Exhibit 10.23
AGREEMENT FOR TERMINATION OF LEASE
AND VOLUNTARY SURRENDER OF PREMISES
This Agreement for Termination of Lease and Voluntary Surrender of Premises (this “Agreement”) is made and entered into as of July 14, 2020, by and between ARE-SD REGION NO. 44, LLC, a Delaware limited liability company (“Landlord”), and ZENO MANAGEMENT, INC., a Delaware corporation (“Tenant”), doing business as Zentalis Pharmaceuticals, with reference to the following:
RECITALS
A. Pursuant to that certain Lease Agreement dated as of January 14, 2020 (as the same may have been amended, the “Lease”), Tenant now leases from Landlord certain premises consisting of approximately 36,955 rentable square feet (“Premises”) in that certain building located at 10578 Science Center Drive, San Diego, California. The Premises are more particularly described in the Lease. Capitalized terms used herein without definition shall have the meanings defined for such terms in the Lease.
B. The Commencement Date of the Lease has not yet occurred and Tenant has not taken possession of any portion of the Premises.
C. Tenant desires to terminate the Lease and Landlord has agreed to terminate the Lease, subject to the terms and conditions set forth below.
D. Capitalized terms used herein without definition shall have the meanings defined for such terms in the Lease.
NOW, THEREFORE, in consideration of the foregoing and of the mutual promises made herein, and for other good and valuable consideration the receipt of which is hereby acknowledged, Landlord and Tenant agree as follows:
1. Termination Date. If the Condition Precedent is satisfied (as defined in Section 6 below), Landlord and Tenant agree, subject to the terms and conditions set forth in this Agreement, the Lease shall terminate on the date the Condition Precedent is satisfied (the “Termination Date”).
2. Lease Modification Payment. Within 5 business days following Tenant’s delivery of an executed copy of this Agreement to Landlord, Tenant shall deliver to Landlord funds in the amount of $928,000.00 (the “Lease Modification Payment”), as consideration for Landlord’s agreement to enter into this Agreement and accelerate the expiration date of the term of the Lease to the Termination Date.

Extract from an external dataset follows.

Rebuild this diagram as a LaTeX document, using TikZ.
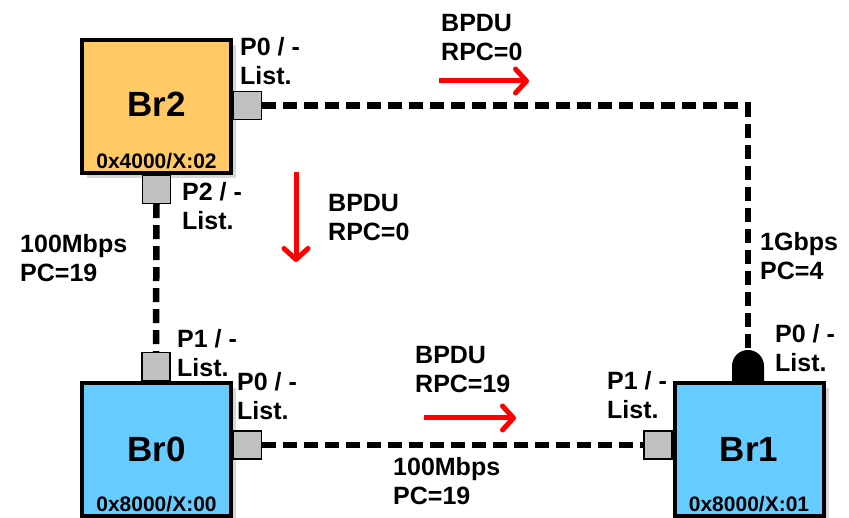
\documentclass[tikz,border=0pt]{standalone}
\usepackage{fontspec}
\setmainfont{Liberation Sans}
\usetikzlibrary{arrows.meta, positioning, shadows}

\definecolor{rootorange}{HTML}{FFC966}
\definecolor{brblue}{HTML}{66CCFF}
\definecolor{portgray}{HTML}{C0C0C0}

\begin{document}
\begin{tikzpicture}[
    x=1pt, y=-1pt,
    font=\bfseries,
    bridge/.style={draw=black, line width=4pt, minimum width=149pt, minimum height=133pt,
        inner sep=0pt, font=\fontsize{35}{40}\selectfont\bfseries,
        drop shadow={shadow xshift=5pt, shadow yshift=-5pt, opacity=0.3}},
    bid/.style={inner sep=0pt, font=\fontsize{21}{24}\selectfont\bfseries},
    port/.style={draw=black, line width=1.2pt, fill=portgray, minimum width=28pt,
        minimum height=28pt, inner sep=0pt},
    lbl/.style={inner sep=0pt, anchor=north west, align=left,
        font=\fontsize{25}{29}\selectfont\bfseries},
    link/.style={line width=6.5pt, dash pattern=on 14pt off 7pt},
    bpdu/.style={red, line width=5pt, -{Straight Barb[length=11pt, width=24pt, round]}}
]
    \useasboundingbox[fill=white] (0,0) rectangle (849,518);

    % bridges
    \node[bridge, fill=rootorange] (br2) at (156.5,106.5) {\raisebox{4pt}{Br2}};
    \node[bridge, fill=brblue] (br0) at (156.5,449.5) {Br0};
    \node[bridge, fill=brblue] (br1) at (749,449.5) {Br1};

    \node[bid, above=6pt of br2.south] (br2id) {0x4000/X:02};
    \node[bid, above=6pt of br0.south] (br0id) {0x8000/X:00};
    \node[bid, above=6pt of br1.south] (br1id) {0x8000/X:01};

    % ports
    \node[port, anchor=west] (br2p0) at ([yshift=1pt]br2.east) {};
    \node[port, anchor=north] (br2p2) at (br2.south) {};
    \node[port, anchor=south] (br0p1) at ([xshift=-0.5pt]br0.north) {};
    \node[port, anchor=west] (br0p0) at ([yshift=4.5pt]br0.east) {};
    \node[port, anchor=east] (br1p1) at ([yshift=4.5pt]br1.west) {};

    % root port of Br1 (blocking shape)
    \coordinate (br1p0) at (748,350);
    \fill[black] (732,381) -- (732,366) arc[start angle=180, end angle=0, radius=16pt]
        -- (764,381) -- cycle;

    % links
    \draw[link] (br2p0.east) -| (br1p0);
    \draw[link] (br2p2.south) -- (br0p1.north);
    \draw[link] (br0p0.east) -- (br1p1.west);

    % BPDU arrows
    \coordinate (topA) at (439,81);
    \coordinate (topB) at (529,81);
    \coordinate (midA) at (296,172);
    \coordinate (midB) at (296,262);
    \coordinate (botA) at (424,418);
    \coordinate (botB) at (516,418);
    \draw[bpdu] (topA) -- (topB);
    \draw[bpdu] (midA) -- (midB);
    \draw[bpdu] (botA) -- (botB);

    % labels
    \node[lbl] (br2p0lbl) at (240,37) {P0 / -\\List.};
    \node[lbl] (br2p2lbl) at (182,182) {P2 / -\\List.};
    \node[lbl] (leftlnk) at (20,234) {100Mbps\\PC=19};
    \node[lbl] (topbpdu) at (441,14) {BPDU\\RPC=0};
    \node[lbl] (midbpdu) at (328,194) {BPDU\\RPC=0};
    \node[lbl] (botbpdu) at (415,346) {BPDU\\RPC=19};
    \node[lbl] (br1p1lbl) at (607,371) {P1 / -\\List.};
    \node[lbl] (botlnk) at (393,457) {100Mbps\\PC=19};
    \node[lbl] (rightlnk) at (760,232) {1Gbps\\PC=4};
    \node[lbl] (br1p0lbl) at (775,324) {P0 / -\\List.};
    \node[lbl] (br0p1lbl) at (177,329) {P1 / -\\List.};
    \node[lbl] (br0p0lbl) at (237,372) {P0 / -\\List.};
\end{tikzpicture}
\end{document}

3. Security Deposit. Landlord and Tenant acknowledge and agree that Landlord is holding a Letter of Credit in the amount of $168,145.25 from Tenant as the Security Deposit under the Lease. Within 10 business days after the Termination Date, Landlord shall return the Letter of Credit to Tenant without reduction.
4. Termination. After the Termination Date, Tenant shall have no further rights of any kind with respect to the Premises. Notwithstanding the foregoing, those provisions of the Lease which, by their terms, survive the termination of the Lease shall survive the surrender of the Premises and termination of the Lease provided for herein.
5. No Further Obligations. Landlord and Tenant each agree that the other is excused as of the Termination Date from any further obligations under the Lease with respect to the Premises, excepting only such obligations under the Lease which are, by their terms, intended to survive termination of the Lease. In addition, nothing herein shall be deemed to limit or terminate any common law or statutory rights Landlord may have with respect to Tenant in connection with violations of any governmental requirements or requirements of applicable law.